**YOUR TASK**
How many of these lines hold the string "this"? Answer with the number only.
··· DATA SHOWN
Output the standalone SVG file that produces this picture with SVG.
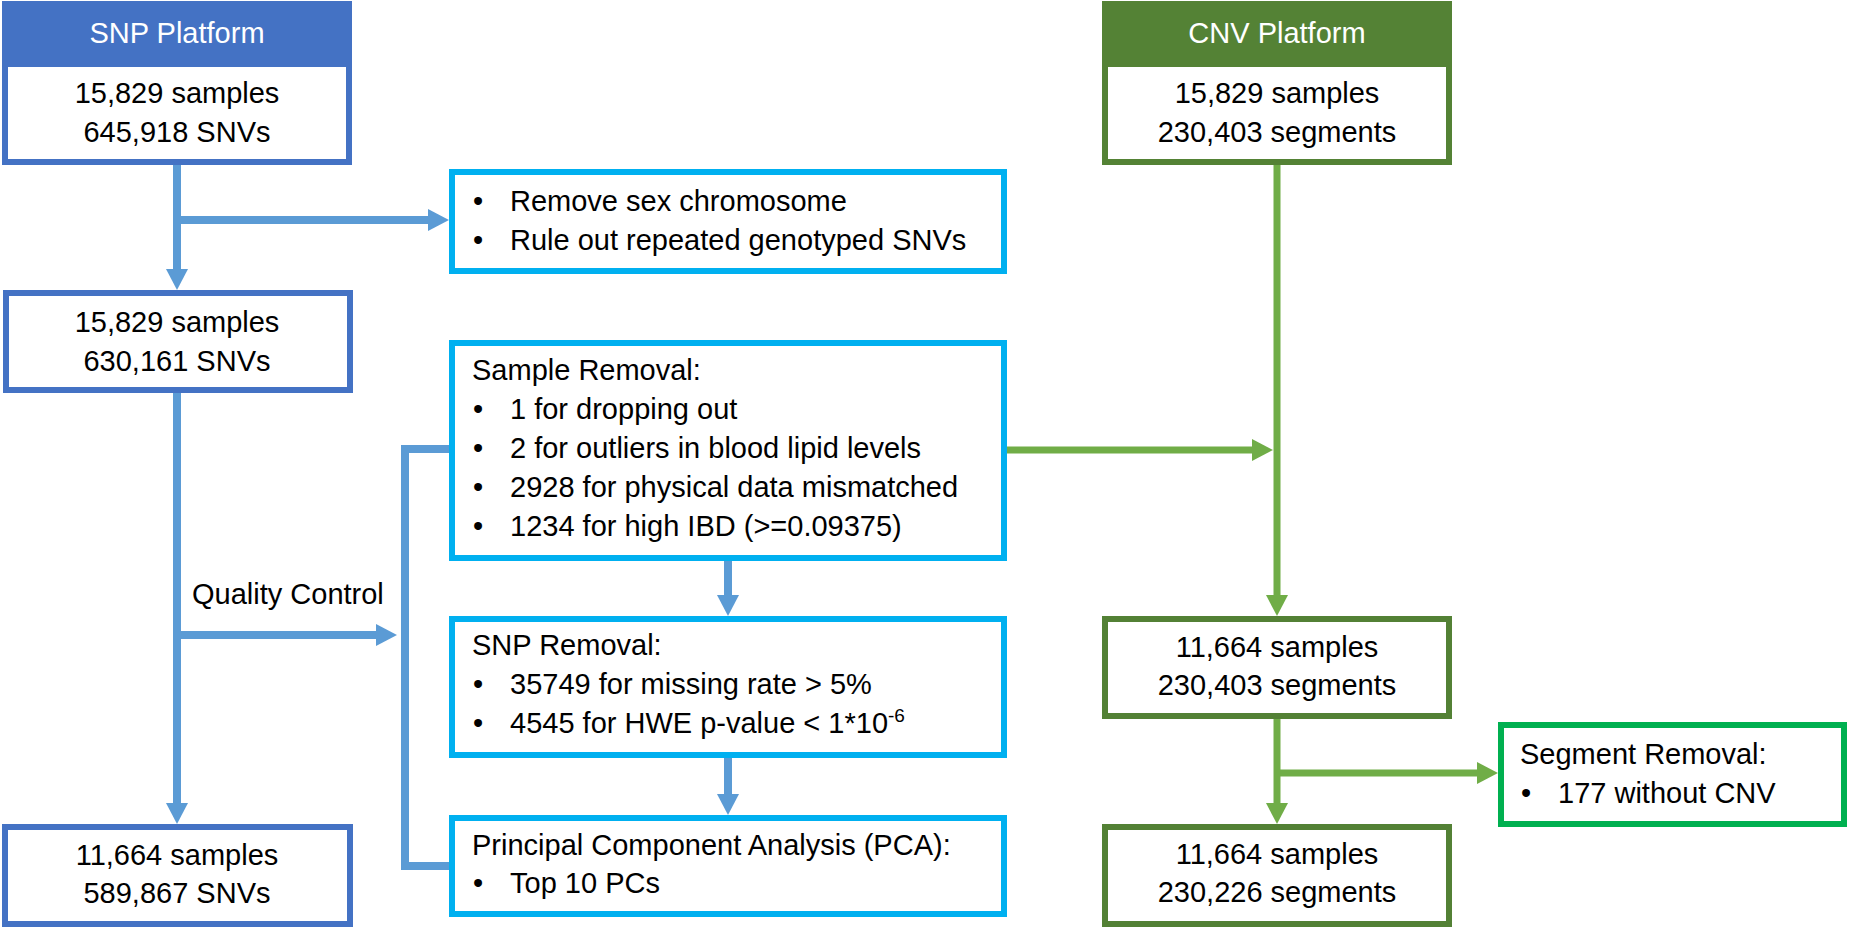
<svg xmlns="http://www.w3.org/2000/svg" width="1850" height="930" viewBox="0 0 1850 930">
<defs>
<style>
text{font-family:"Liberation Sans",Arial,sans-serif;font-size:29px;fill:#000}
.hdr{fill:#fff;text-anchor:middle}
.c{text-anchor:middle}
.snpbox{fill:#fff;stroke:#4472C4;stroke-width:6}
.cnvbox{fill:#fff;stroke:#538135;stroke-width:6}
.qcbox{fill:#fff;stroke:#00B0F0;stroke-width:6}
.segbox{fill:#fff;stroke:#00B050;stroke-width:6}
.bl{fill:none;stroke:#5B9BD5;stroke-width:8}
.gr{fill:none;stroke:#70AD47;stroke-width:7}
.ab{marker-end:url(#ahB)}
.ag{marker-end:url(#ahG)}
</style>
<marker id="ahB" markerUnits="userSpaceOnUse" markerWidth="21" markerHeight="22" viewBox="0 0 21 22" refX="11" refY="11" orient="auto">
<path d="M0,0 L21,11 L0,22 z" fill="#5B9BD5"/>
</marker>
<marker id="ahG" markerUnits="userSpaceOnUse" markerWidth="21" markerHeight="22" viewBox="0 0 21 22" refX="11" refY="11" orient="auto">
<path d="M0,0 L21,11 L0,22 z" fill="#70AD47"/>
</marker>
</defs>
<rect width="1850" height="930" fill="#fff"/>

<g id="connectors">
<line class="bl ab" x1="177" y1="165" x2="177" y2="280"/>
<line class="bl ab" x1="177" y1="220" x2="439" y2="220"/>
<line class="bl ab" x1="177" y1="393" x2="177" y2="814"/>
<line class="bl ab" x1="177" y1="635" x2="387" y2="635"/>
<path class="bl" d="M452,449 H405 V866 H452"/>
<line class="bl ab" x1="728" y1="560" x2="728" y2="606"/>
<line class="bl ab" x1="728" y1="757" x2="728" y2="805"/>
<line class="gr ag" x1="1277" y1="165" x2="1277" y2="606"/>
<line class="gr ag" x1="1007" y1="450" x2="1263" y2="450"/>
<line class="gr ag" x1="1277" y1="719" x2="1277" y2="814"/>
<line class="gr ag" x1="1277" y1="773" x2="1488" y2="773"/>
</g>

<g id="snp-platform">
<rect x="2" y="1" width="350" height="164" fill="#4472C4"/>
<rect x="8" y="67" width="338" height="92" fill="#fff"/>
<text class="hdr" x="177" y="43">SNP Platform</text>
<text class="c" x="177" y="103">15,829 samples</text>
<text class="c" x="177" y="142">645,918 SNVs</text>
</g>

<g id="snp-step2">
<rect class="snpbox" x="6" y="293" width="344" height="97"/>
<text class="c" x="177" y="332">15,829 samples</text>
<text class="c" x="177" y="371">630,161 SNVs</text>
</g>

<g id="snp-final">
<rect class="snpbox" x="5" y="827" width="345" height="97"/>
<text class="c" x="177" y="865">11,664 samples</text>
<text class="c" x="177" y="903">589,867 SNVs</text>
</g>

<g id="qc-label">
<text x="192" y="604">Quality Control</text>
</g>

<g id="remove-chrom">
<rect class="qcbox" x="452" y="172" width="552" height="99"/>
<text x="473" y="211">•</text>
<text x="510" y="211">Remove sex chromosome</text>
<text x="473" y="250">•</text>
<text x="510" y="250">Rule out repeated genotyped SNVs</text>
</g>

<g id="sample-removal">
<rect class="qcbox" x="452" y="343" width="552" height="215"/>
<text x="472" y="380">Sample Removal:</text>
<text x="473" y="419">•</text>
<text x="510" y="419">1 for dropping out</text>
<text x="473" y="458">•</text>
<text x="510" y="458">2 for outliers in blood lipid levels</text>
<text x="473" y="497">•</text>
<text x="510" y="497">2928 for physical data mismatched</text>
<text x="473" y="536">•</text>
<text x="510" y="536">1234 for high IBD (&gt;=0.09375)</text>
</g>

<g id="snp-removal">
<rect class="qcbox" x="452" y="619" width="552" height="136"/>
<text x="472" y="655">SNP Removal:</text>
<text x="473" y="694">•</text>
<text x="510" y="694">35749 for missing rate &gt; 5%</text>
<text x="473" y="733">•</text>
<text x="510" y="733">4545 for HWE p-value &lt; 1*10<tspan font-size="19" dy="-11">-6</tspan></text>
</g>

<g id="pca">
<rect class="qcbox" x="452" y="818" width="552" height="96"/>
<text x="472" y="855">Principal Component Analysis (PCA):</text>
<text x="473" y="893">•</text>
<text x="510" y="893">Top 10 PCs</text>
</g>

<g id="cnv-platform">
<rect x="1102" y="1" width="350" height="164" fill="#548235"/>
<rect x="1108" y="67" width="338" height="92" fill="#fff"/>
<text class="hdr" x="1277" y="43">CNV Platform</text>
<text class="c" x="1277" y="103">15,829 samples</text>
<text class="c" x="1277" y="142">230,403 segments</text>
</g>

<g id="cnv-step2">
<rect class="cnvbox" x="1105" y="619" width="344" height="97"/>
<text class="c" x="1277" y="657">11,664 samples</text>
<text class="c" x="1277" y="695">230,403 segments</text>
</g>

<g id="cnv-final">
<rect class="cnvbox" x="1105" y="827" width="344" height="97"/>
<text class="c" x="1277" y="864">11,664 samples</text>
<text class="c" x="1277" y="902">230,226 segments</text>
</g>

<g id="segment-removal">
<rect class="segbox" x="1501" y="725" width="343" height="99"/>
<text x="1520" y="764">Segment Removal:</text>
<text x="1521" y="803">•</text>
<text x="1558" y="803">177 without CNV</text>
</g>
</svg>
······
··· DATA SHOWN
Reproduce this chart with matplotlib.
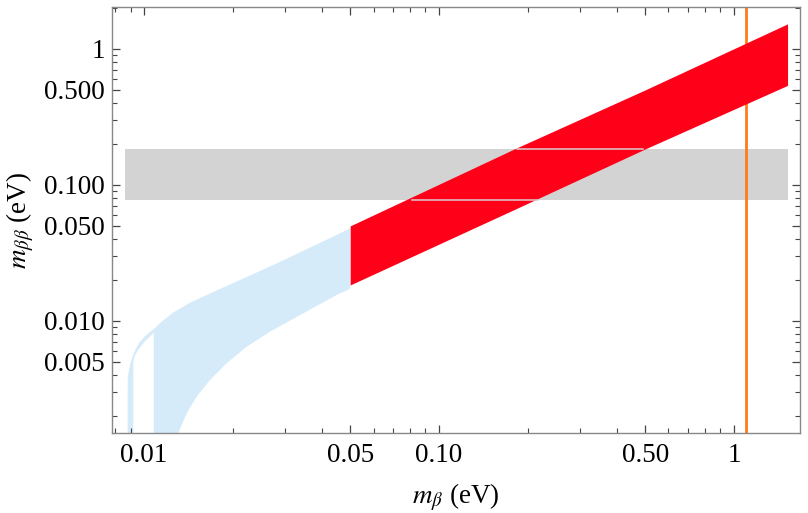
······
**TASK OUTPUT**
2